Aviation industry experts in China foresee a modest short-term increase in the consumption of sustainable aviation fuel (SAF), primarily due to production constraints and high costs. Despite the challenges, recent policy changes have sparked some optimism. Beijing has removed the export tax rebate on a key biofuel feedstock, which could potentially boost the domestic supply and reduce production costs of SAF.
The high production costs remain a significant hurdle for the widespread adoption of sustainable aviation fuel. Currently, SAF is priced at three to five times the cost of conventional jet fuel, making it less attractive for airlines to switch from standard jet fuel. This price disparity stems from the complex and costly production processes involved in manufacturing SAF.
Limited domestic supply further complicates the scenario. The Chinese market, crucial for the growth of sustainable aviation fuel, faces significant supply constraints.

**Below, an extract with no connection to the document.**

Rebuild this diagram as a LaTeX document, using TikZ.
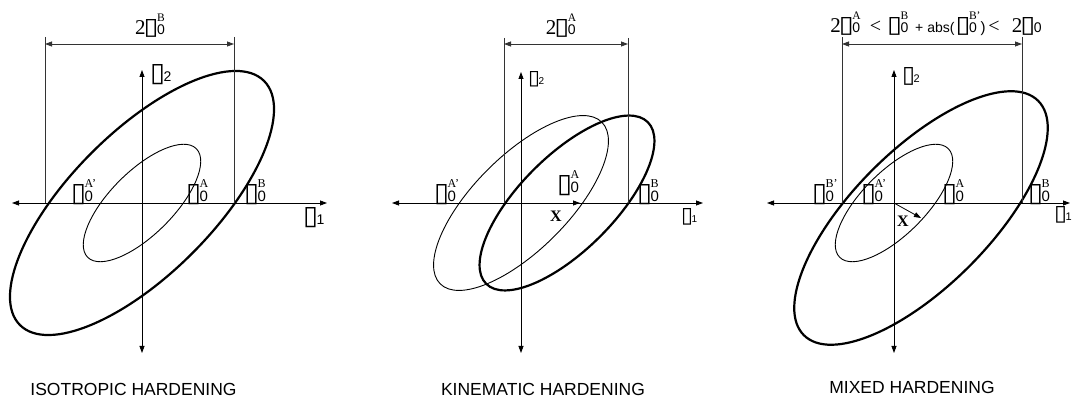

The removal of the export tax rebate on biofuel feedstocks is seen as a step towards alleviating this issue. Industry analysts suggest that this policy change could potentially lower production costs and enable a more robust domestic supply chain.
Stakeholders across the aviation industry are advocating for increased use of sustainable aviation fuel. They argue that despite its current high costs, SAF represents a critical component in the sector's efforts to reduce carbon emissions and meet environmental targets. The transition to cleaner fuel sources is essential for achieving long-term sustainability goals.